The aim apparently was to avoid the outcome of the caste census and offer a ‘quota within the quota’. The speech similarly omitted mentioning that the new bill was also tied to increasing the size of the Lok Sabha by raising the maximum possible strength from the current 550 to 850.

Accusing the Congress, DMK, the Samajwadi party and Trinamool Congress for allegedly taking women for granted, the prime minister seemed to be inciting the women when he said that every time the women would see leaders of these parties, they would be reminded of the insult. The Opposition parties, the PM declared, would be punished for their sin by the people. These parties were guilty of foeticide, the PM added dramatically, by killing the women’s reservation bill on Friday. When the bill fell in the Lok Sabha, he recalled, members of these political parties were rejoicing, thumping their desks and clapping.
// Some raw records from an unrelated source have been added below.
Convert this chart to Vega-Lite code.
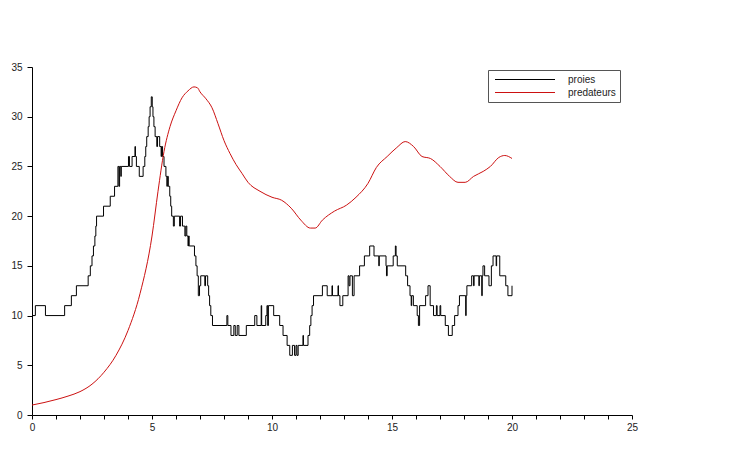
{
  "$schema": "https://vega.github.io/schema/vega-lite/v6.json",
  "width": 600,
  "height": 348,
  "autosize": {"type": "none"},
  "padding": {"left": 32, "top": 67, "right": 98, "bottom": 55},
  "background": "white",
  "config": {
    "view": {"stroke": null},
    "axis": {"grid": false, "domainColor": "black", "tickColor": "black", "labelFont": "Liberation Sans", "labelFontSize": 10, "labelColor": "#222", "title": null}
  },
  "datasets": {
    "proies": [
      {"t":0,"n":10},{"t":0.14,"n":11},{"t":0.56,"n":10},{"t":1.36,"n":11},{"t":1.64,"n":12},{"t":1.85,"n":13},{"t":2.34,"n":14},{"t":2.43,"n":15},{"t":2.5,"n":16},{"t":2.56,"n":17},{"t":2.62,"n":18},{"t":2.66,"n":19},{"t":2.69,"n":20},{"t":2.98,"n":21},{"t":3.26,"n":22},{"t":3.44,"n":23},{"t":3.58,"n":25},{"t":3.62,"n":23},{"t":3.65,"n":25},{"t":3.7,"n":24},{"t":3.72,"n":25},{"t":4.02,"n":26},{"t":4.06,"n":25},{"t":4.17,"n":26},{"t":4.29,"n":27},{"t":4.31,"n":26},{"t":4.35,"n":25},{"t":4.47,"n":24},{"t":4.63,"n":25},{"t":4.7,"n":26},{"t":4.74,"n":27},{"t":4.78,"n":28},{"t":4.84,"n":29},{"t":4.88,"n":30},{"t":4.92,"n":31},{"t":4.97,"n":32},{"t":5.01,"n":31},{"t":5.04,"n":30},{"t":5.08,"n":29},{"t":5.13,"n":28},{"t":5.2,"n":27},{"t":5.23,"n":28},{"t":5.32,"n":27},{"t":5.38,"n":26},{"t":5.4,"n":27},{"t":5.44,"n":26},{"t":5.5,"n":25},{"t":5.58,"n":24},{"t":5.62,"n":23},{"t":5.64,"n":24},{"t":5.68,"n":23},{"t":5.74,"n":22},{"t":5.78,"n":21},{"t":5.82,"n":20},{"t":5.89,"n":19},{"t":5.93,"n":20},{"t":6.15,"n":19},{"t":6.19,"n":20},{"t":6.27,"n":19},{"t":6.37,"n":18},{"t":6.41,"n":19},{"t":6.45,"n":18},{"t":6.5,"n":17},{"t":6.52,"n":18},{"t":6.55,"n":17},{"t":6.77,"n":16},{"t":6.83,"n":15},{"t":6.88,"n":14},{"t":6.93,"n":12},{"t":6.98,"n":13},{"t":7.03,"n":14},{"t":7.2,"n":13},{"t":7.23,"n":14},{"t":7.32,"n":13},{"t":7.36,"n":12},{"t":7.4,"n":11},{"t":7.45,"n":10},{"t":7.52,"n":9},{"t":8.12,"n":10},{"t":8.16,"n":9},{"t":8.29,"n":8},{"t":8.41,"n":9},{"t":8.47,"n":8},{"t":8.55,"n":9},{"t":8.62,"n":8},{"t":8.93,"n":9},{"t":9.28,"n":10},{"t":9.37,"n":9},{"t":9.55,"n":11},{"t":9.57,"n":9},{"t":9.74,"n":10},{"t":9.79,"n":11},{"t":9.82,"n":9},{"t":9.85,"n":11},{"t":10.07,"n":10},{"t":10.32,"n":9},{"t":10.46,"n":8},{"t":10.63,"n":7},{"t":10.74,"n":6},{"t":10.85,"n":7},{"t":10.94,"n":6},{"t":11,"n":7},{"t":11.04,"n":6},{"t":11.09,"n":7},{"t":11.29,"n":8},{"t":11.31,"n":7},{"t":11.5,"n":8},{"t":11.57,"n":9},{"t":11.62,"n":10},{"t":11.67,"n":11},{"t":11.73,"n":12},{"t":12.1,"n":13},{"t":12.3,"n":12},{"t":12.5,"n":13},{"t":12.52,"n":12},{"t":12.75,"n":13},{"t":12.77,"n":12},{"t":12.83,"n":11},{"t":12.95,"n":12},{"t":13.17,"n":14},{"t":13.21,"n":13},{"t":13.25,"n":14},{"t":13.35,"n":12},{"t":13.42,"n":14},{"t":13.65,"n":15},{"t":13.85,"n":16},{"t":14.07,"n":17},{"t":14.25,"n":16},{"t":14.45,"n":15},{"t":14.47,"n":16},{"t":14.75,"n":15},{"t":14.77,"n":14},{"t":14.8,"n":15},{"t":15.05,"n":16},{"t":15.14,"n":17},{"t":15.17,"n":16},{"t":15.22,"n":15},{"t":15.57,"n":14},{"t":15.65,"n":13},{"t":15.75,"n":12},{"t":15.8,"n":11},{"t":15.82,"n":12},{"t":15.89,"n":11},{"t":16.05,"n":10},{"t":16.1,"n":9},{"t":16.15,"n":11},{"t":16.4,"n":12},{"t":16.5,"n":13},{"t":16.59,"n":11},{"t":16.73,"n":10},{"t":16.85,"n":11},{"t":16.88,"n":10},{"t":17,"n":11},{"t":17.03,"n":10},{"t":17.22,"n":9},{"t":17.35,"n":8},{"t":17.51,"n":9},{"t":17.61,"n":10},{"t":17.75,"n":11},{"t":17.81,"n":12},{"t":18.07,"n":10},{"t":18.09,"n":12},{"t":18.12,"n":13},{"t":18.32,"n":14},{"t":18.4,"n":13},{"t":18.42,"n":14},{"t":18.62,"n":13},{"t":18.64,"n":14},{"t":18.74,"n":12},{"t":18.76,"n":14},{"t":18.79,"n":15},{"t":18.86,"n":14},{"t":19.04,"n":13},{"t":19.14,"n":15},{"t":19.21,"n":16},{"t":19.34,"n":15},{"t":19.36,"n":16},{"t":19.49,"n":14},{"t":19.74,"n":13},{"t":19.83,"n":12},{"t":20,"n":13}
    ],
    "predateurs": [
      {"t":0,"n":1.0},{"t":0.5,"n":1.25},{"t":1,"n":1.55},{"t":1.5,"n":1.9},{"t":2,"n":2.35},{"t":2.5,"n":3.1},{"t":3,"n":4.3},{"t":3.5,"n":6.0},{"t":4,"n":8.5},{"t":4.5,"n":12.2},{"t":5,"n":18.0},{"t":5.25,"n":22.5},{"t":5.5,"n":26.5},{"t":5.75,"n":29.0},{"t":6,"n":30.6},{"t":6.25,"n":31.9},{"t":6.5,"n":32.6},{"t":6.75,"n":33.0},{"t":6.9,"n":32.9},{"t":7,"n":32.5},{"t":7.25,"n":31.8},{"t":7.5,"n":30.9},{"t":7.75,"n":29.3},{"t":8,"n":27.6},{"t":8.25,"n":26.3},{"t":8.5,"n":25.2},{"t":8.75,"n":24.3},{"t":9,"n":23.4},{"t":9.5,"n":22.5},{"t":10,"n":21.9},{"t":10.4,"n":21.6},{"t":10.8,"n":20.8},{"t":11.2,"n":19.6},{"t":11.6,"n":18.8},{"t":11.8,"n":18.8},{"t":12.1,"n":19.6},{"t":12.6,"n":20.5},{"t":13.1,"n":21.1},{"t":13.5,"n":21.9},{"t":14,"n":23.3},{"t":14.35,"n":24.9},{"t":14.8,"n":26.0},{"t":15.2,"n":26.9},{"t":15.55,"n":27.5},{"t":15.9,"n":27.0},{"t":16.25,"n":26.0},{"t":16.6,"n":25.8},{"t":17,"n":25.0},{"t":17.4,"n":24.0},{"t":17.75,"n":23.4},{"t":18.05,"n":23.4},{"t":18.4,"n":24.0},{"t":18.8,"n":24.5},{"t":19.1,"n":25.0},{"t":19.45,"n":25.9},{"t":19.7,"n":26.1},{"t":20,"n":25.8}
    ]
  },
  "encoding": {
    "x": {"field": "t", "type": "quantitative", "scale": {"domain": [0, 25], "nice": false, "zero": false},
      "axis": {"values": [0,1,2,3,4,5,6,7,8,9,10,11,12,13,14,15,16,17,18,19,20,21,22,23,24,25], "labelExpr": "datum.value % 5 == 0 ? datum.label : ''", "tickSize": 4, "labelPadding": 3, "labelFlush": false, "labelOverlap": false}},
    "y": {"field": "n", "type": "quantitative", "scale": {"domain": [0, 35], "nice": false},
      "axis": {"values": [0,5,10,15,20,25,30,35], "tickSize": 5, "labelPadding": 5}},
    "color": {"field": "serie", "type": "nominal",
      "scale": {"domain": ["proies", "predateurs"], "range": ["black", "#cc1111"]},
      "legend": {"orient": "none", "legendX": 456, "legendY": 3, "title": null, "symbolType": "M-6,0H6", "symbolSize": 100, "symbolOffset": 27.5, "symbolStrokeWidth": 1, "labelFont": "Liberation Sans", "labelFontSize": 10, "labelColor": "#222", "labelOffset": 37.5, "strokeColor": "#555", "fillColor": "white", "padding": 4, "rowPadding": 2}}
  },
  "layer": [
    {
      "data": {"name": "proies"},
      "transform": [{"calculate": "'proies'", "as": "serie"}],
      "mark": {"type": "line", "interpolate": "step-after", "strokeWidth": 1}
    },
    {
      "data": {"name": "predateurs"},
      "transform": [{"calculate": "'predateurs'", "as": "serie"}],
      "mark": {"type": "line", "interpolate": "monotone", "strokeWidth": 1}
    }
  ]
}
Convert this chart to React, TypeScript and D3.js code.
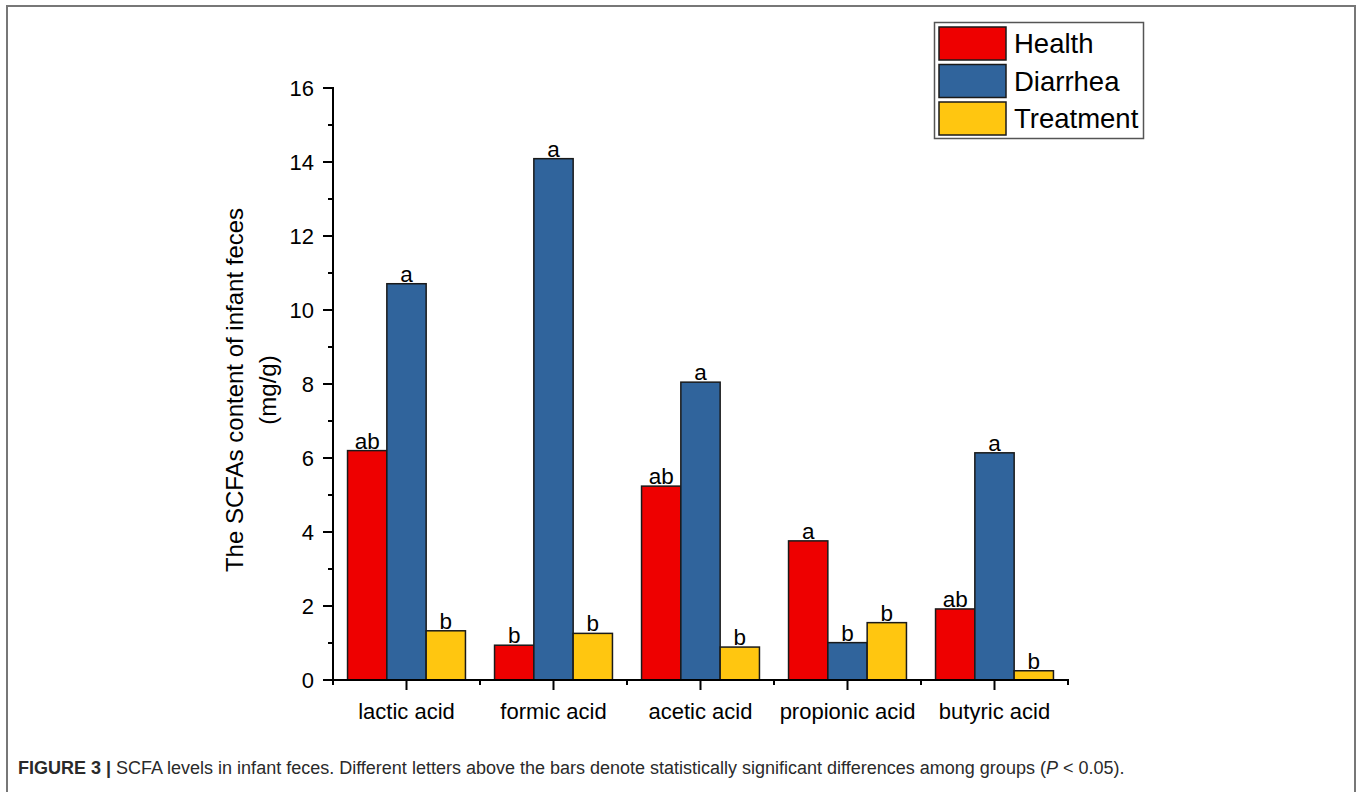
import React from "react";
import * as d3 from "d3";

const categories = ["lactic acid", "formic acid", "acetic acid", "propionic acid", "butyric acid"];
const groups = ["Health", "Diarrhea", "Treatment"];
const healthValues = [6.2, 0.94, 5.24, 3.76, 1.92];
const diarrheaValues = [10.71, 14.09, 8.05, 1.01, 6.14];
const treatmentValues = [1.33, 1.26, 0.89, 1.55, 0.25];
const healthLetters = ["ab", "b", "ab", "a", "ab"];
const diarrheaLetters = ["a", "a", "a", "b", "a"];
const treatmentLetters = ["b", "b", "b", "b", "b"];
const yTicks = [0, 2, 4, 6, 8, 10, 12, 14, 16];
const yMinorTicks = [1, 3, 5, 7, 9, 11, 13, 15];
const colors = ["#EE0000", "#30649C", "#FFC610"];

const W = 1357;
const H = 792;
const FONT = "Arial, 'Liberation Sans', sans-serif";

export default function App() {
  const x0 = 333;
  const x1 = 1068;
  const yTop = 88;
  const yBottom = 680;

  const y = d3.scaleLinear().domain([0, 16]).range([yBottom, yTop]);
  const xCat = d3.scaleBand<string>().domain(categories).range([x0, x1]).paddingInner(0).paddingOuter(0);
  const xGroup = d3
    .scaleBand<string>()
    .domain(groups)
    .range([0, xCat.bandwidth()])
    .paddingInner(0)
    .paddingOuter(0.37);

  const series = [
    { name: groups[0], values: healthValues, letters: healthLetters, color: colors[0] },
    { name: groups[1], values: diarrheaValues, letters: diarrheaLetters, color: colors[1] },
    { name: groups[2], values: treatmentValues, letters: treatmentLetters, color: colors[2] },
  ];

  const boundaries = d3.range(categories.length + 1).map((i) => x0 + i * xCat.step());

  return (
    <svg width={W} height={H} style={{ position: "absolute", left: 0, top: 0, background: "#fff" }}>
      <rect x={0} y={0} width={W} height={H} fill="#fff" />
      {/* outer frame */}
      <path d={`M7,${H + 2} V6 H1355 V${H + 2}`} fill="none" stroke="#777" strokeWidth={2} />

      {/* bars */}
      {series.map((s) =>
        categories.map((c, i) => {
          const bx = (xCat(c) ?? 0) + (xGroup(s.name) ?? 0);
          const bw = xGroup.bandwidth();
          const top = y(s.values[i]);
          return (
            <g key={s.name + c}>
              <rect x={bx} y={top} width={bw} height={yBottom - top} fill={s.color} stroke="#1a1a1a" strokeWidth={1.5} />
              <text x={bx + bw / 2} y={top - 2} textAnchor="middle" fontFamily={FONT} fontSize={22.5} fill="#000">
                {s.letters[i]}
              </text>
            </g>
          );
        })
      )}

      {/* y axis */}
      <line x1={x0} x2={x0} y1={yTop - 1} y2={yBottom + 1} stroke="#000" strokeWidth={2} />
      {yTicks.map((t) => (
        <g key={"yt" + t}>
          <line x1={x0 - 10} x2={x0} y1={y(t)} y2={y(t)} stroke="#000" strokeWidth={2} />
          <text x={x0 - 19} y={y(t)} dy="0.36em" textAnchor="end" fontFamily={FONT} fontSize={22} fill="#000">
            {t}
          </text>
        </g>
      ))}
      {yMinorTicks.map((t) => (
        <line key={"ym" + t} x1={x0 - 5} x2={x0} y1={y(t)} y2={y(t)} stroke="#000" strokeWidth={2} />
      ))}

      {/* x axis */}
      <line x1={x0 - 1} x2={x1 + 1} y1={yBottom} y2={yBottom} stroke="#000" strokeWidth={2} />
      {boundaries.map((b, i) => (
        <line key={"xb" + i} x1={b} x2={b} y1={yBottom} y2={yBottom + 5} stroke="#000" strokeWidth={2} />
      ))}
      {categories.map((c) => {
        const cx = (xCat(c) ?? 0) + xCat.bandwidth() / 2;
        return (
          <g key={"xc" + c}>
            <line x1={cx} x2={cx} y1={yBottom} y2={yBottom + 10} stroke="#000" strokeWidth={2} />
            <text x={cx} y={yBottom + 39} textAnchor="middle" fontFamily={FONT} fontSize={22} fill="#000">
              {c}
            </text>
          </g>
        );
      })}

      {/* y axis title */}
      <g transform="translate(0,390)">
        <text transform="translate(243,0) rotate(-90)" textAnchor="middle" fontFamily={FONT} fontSize={24} fill="#000">
          The SCFAs content of infant feces
        </text>
        <text transform="translate(276,0) rotate(-90)" textAnchor="middle" fontFamily={FONT} fontSize={24} fill="#000">
          (mg/g)
        </text>
      </g>

      {/* legend */}
      <rect x={934.5} y={22.5} width={209} height={116} fill="#fff" stroke="#555" strokeWidth={1.5} />
      {series.map((s, i) => (
        <g key={"lg" + s.name}>
          <rect x={939} y={27 + i * 37.5} width={67} height={33} fill={s.color} stroke="#1a1a1a" strokeWidth={1.5} />
          <text x={1014} y={27 + i * 37.5 + 16.5} dy="0.36em" fontFamily={FONT} fontSize={27.5} fill="#000">
            {s.name}
          </text>
        </g>
      ))}

      {/* caption */}
      <text x={18} y={774} fontFamily={FONT} fontSize={18} fill="#2a2a2a">
        <tspan fontWeight="bold">FIGURE 3 | </tspan>
        <tspan>SCFA levels in infant feces. Different letters above the bars denote statistically significant differences among groups (</tspan>
        <tspan fontStyle="italic">P</tspan>
        <tspan> &lt; 0.05).</tspan>
      </text>
    </svg>
  );
}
Much of the venom in the PM’s speech was reserved for the Congress. Singling out the Indian National Congress as the single major culprit for all that is ailing the country, the PM lashed out at the ‘negative’ politics of the Congress. Congress is not only anti-reforms but also anti-women, he said, and claimed that the party was opposed to all reforms like ‘One Nation One Election’, the Special Intensive Revision (SIR) of electoral rolls, the campaign against Maoist insurgency and even the Citizenship Amendment Act.

In the speech, the PM resorted to lies, pointed out Congress president Mallikarjun Kharge, by wrongly claiming that Congress had opposed ‘Aadhaar, GST, mobiles and Jan Dhan accounts in banks’. The PM also singled out the party’s opposition to abrogating Article 370 and the Uniform Civil Code.